El
hombre apostado en la acera alza el brazo. Le observo y ejecuto un giro de
ciento ochenta grados. Las ruedas chirrían. Suenan un par de claxon. Protestan
por mi brusca maniobra. ¡A mí qué me importa! Me digo. Cada uno a lo suyo. Paro
a la altura del individuo. Sube apresurado. Abrigo gris. Sombrero encasquetado
hasta las cejas.
—A
Corazón de Jesús, 222. Necesito llegar lo antes posible— casi grita. Saca un
pañuelo y se seca el sudor.
—¿Quiere
que ponga el aire más fuerte?
—No,
no hace falta, usted conduzca.
Detengo
la mirada en sus rasgos. El tipo comienza a emitir una especie de silbido que
le entrecorta la respiración.
—¿Cuánto
tardaremos?
El
GPS me marca veinte minutos.
—Demasiado
tiempo. Acelere. ¡Necesito llegar ya!
Vuelvo
a escrutar su rostro. —¿Usted ha vivido siempre en esta ciudad?
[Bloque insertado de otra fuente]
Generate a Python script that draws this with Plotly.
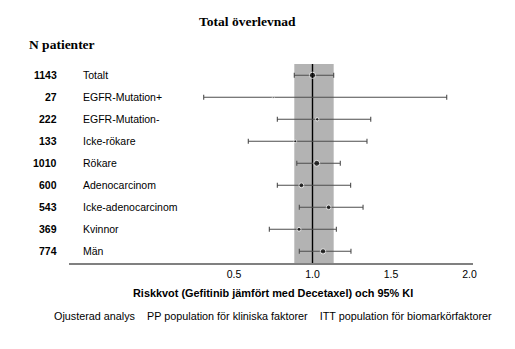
import numpy as np
import plotly.graph_objects as go

# Subgroup forest plot data: overall survival hazard ratios with 95% CI
n_patients = [1143, 27, 222, 133, 1010, 600, 543, 369, 774]
subgroups = ["Totalt", "EGFR-Mutation+", "EGFR-Mutation-", "Icke-rökare", "Rökare",
             "Adenocarcinom", "Icke-adenocarcinom", "Kvinnor", "Män"]
hazard_ratio = [1.00, 0.75, 1.03, 0.89, 1.027, 0.929, 1.103, 0.914, 1.067]
ci_lower = [0.884, 0.307, 0.776, 0.591, 0.90, 0.776, 0.916, 0.725, 0.916]
ci_upper = [1.135, 1.855, 1.371, 1.347, 1.177, 1.243, 1.322, 1.152, 1.245]
tick_values = [0.5, 1.0, 1.5, 2.0]
tick_labels = ["0.5", "1.0", "1.5", "2.0"]

rows = list(range(len(subgroups)))
hr = np.array(hazard_ratio)
err_plus = np.array(ci_upper) - hr
err_minus = hr - np.array(ci_lower)
marker_sizes = 1.2 + 0.15 * np.sqrt(np.array(n_patients))

SANS = "Liberation Sans, Arial, sans-serif"
SERIF = "Liberation Serif, Times New Roman, serif"

fig = go.Figure()
fig.add_trace(go.Scatter(
    x=hazard_ratio, y=rows, mode="markers",
    marker=dict(color="black", size=marker_sizes),
    error_x=dict(type="data", symmetric=False, array=err_plus, arrayminus=err_minus,
                 color="#4d4d4d", thickness=1.1, width=2.5),
    showlegend=False, hoverinfo="skip",
))

# Shaded band for the overall CI and reference line at HR = 1
fig.add_shape(type="rect", xref="x", yref="paper", x0=ci_lower[0], x1=ci_upper[0],
              y0=0, y1=1, fillcolor="#b3b3b3", line_width=0, layer="below")
fig.add_shape(type="line", xref="x", yref="paper", x0=1, x1=1, y0=0, y1=1,
              line=dict(color="black", width=1.4), layer="below")

L, R, T, B = 69, 42, 64, 86
W, H = 515, 349
plot_w = W - L - R
plot_h = H - T - B

def px_x(p):
    return (p - L) / plot_w

def px_y(p):
    return (H - B - p) / plot_h

annotations = []
for i, (n, name) in enumerate(zip(n_patients, subgroups)):
    annotations.append(dict(x=px_x(59), xref="paper", y=i, yref="y", text=f"<b>{n}</b>",
                            xanchor="right", yanchor="middle", showarrow=False,
                            font=dict(family=SANS, size=10.5, color="black")))
    annotations.append(dict(x=px_x(81), xref="paper", y=i, yref="y", text=name,
                            xanchor="left", yanchor="middle", showarrow=False,
                            font=dict(family=SANS, size=10.5, color="black")))

annotations.append(dict(x=px_x(27), xref="paper", y=px_y(45), yref="paper",
                        text="<b>N patienter</b>", xanchor="left", yanchor="middle",
                        showarrow=False, font=dict(family=SERIF, size=13.5, color="black")))
annotations.append(dict(x=px_x(247), xref="paper", y=px_y(21.5), yref="paper",
                        text="<b>Total överlevnad</b>", xanchor="center", yanchor="middle",
                        showarrow=False, font=dict(family=SERIF, size=13.5, color="black")))
annotations.append(dict(x=px_x(273), xref="paper", y=px_y(292.5), yref="paper",
                        text="<b>Riskkvot (Gefitinib jämfört med Decetaxel) och 95% KI</b>",
                        xanchor="center", yanchor="middle", showarrow=False,
                        font=dict(family=SANS, size=10.9, color="black")))
annotations.append(dict(x=px_x(273), xref="paper", y=px_y(315.5), yref="paper",
                        text="Ojusterad analys    PP population för kliniska faktorer    "
                             "ITT population för biomarkörfaktorer",
                        xanchor="center", yanchor="middle", showarrow=False,
                        font=dict(family=SANS, size=10.8, color="black")))

row_px0, row_step = 75.3, 22.0
y_top = (T - row_px0) / row_step
y_bot = (H - B - row_px0) / row_step

unit_px = 157.0
one_px = 312.5
x_lo = 1 + (L - one_px) / unit_px
x_hi = 1 + (W - R - one_px) / unit_px

fig.update_layout(
    width=W, height=H,
    margin=dict(l=L, r=R, t=T, b=B, pad=0),
    paper_bgcolor="white", plot_bgcolor="white",
    xaxis=dict(range=[x_lo, x_hi], tickvals=tick_values, ticktext=tick_labels,
               showgrid=False, zeroline=False, showline=True, linecolor="#808080",
               linewidth=2, ticks="", tickfont=dict(family=SANS, size=10.5, color="black"),
               fixedrange=True),
    yaxis=dict(range=[y_bot, y_top], showgrid=False, zeroline=False, showline=False,
               showticklabels=False, ticks="", fixedrange=True),
    annotations=annotations,
)

fig.write_html("out.html")
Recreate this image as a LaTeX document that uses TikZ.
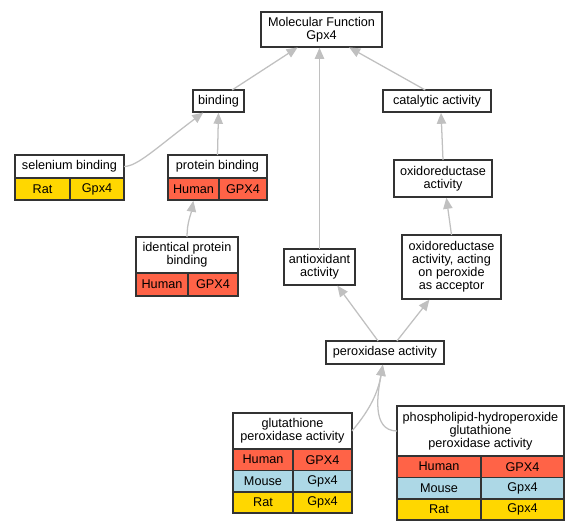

—Siempre, pero... eso ¿a qué viene? Deje de
mirarme y céntrese en conducir.
El
pasajero ha caído en una especie de sopor y su cabeza se bambolea con cada
movimiento del coche. Estudio sus rasgos. Cada vez estoy más seguro. Es él. Sin
duda. ¡Ya te tengo cabrón! Freno bruscamente. El pasajero despierta del letargo
que le ha alejado de la realidad.
—Oiga ¿qué hace? —masculla entrecortado—. Este no es el camino ¿No me escucha?
Necesito llegar al hospital, me estoy asfixiando.
El
pasajero comienza a golpear el cristal de protección sin dejar de resollar.
—¡Tengo
que llegar al hospital! ¿No me oye? ¡Por Dios! ¡Escúcheme!
Paladeo
su desesperación, semejante a la mía cuando reconocí el cadáver de mi hijo en
la morgue. Me recreo en los sonidos, cada vez más débiles, que emite su
garganta. Mis gemidos rebotan aun por las paredes de mi casa a pesar de los
años transcurridos. Miro sus ojos desorbitados. Quiero que su agonía se
prolongue. Apenas respira. No debiste abandonar a mi hijo después de
atropellarlo ¡Maldito seas!
Paro el coche. Bajo y abro su puerta.
¿Por qué? Dice.
Percibo cómo se derrumba. Se arrastra
al exterior con dificultad. Boquea como un pez moribundo.
—¿Por qué? — Un estertor prolongado
estrangula su garganta.
Yo contemplo su larga agonía, me solazo
en ella como en el mejor espectáculo del mundo…
Una sonrisa acude a mi boca y me quedo
allí, de brazos cruzados, acariciado por el tibio sol de la mañana.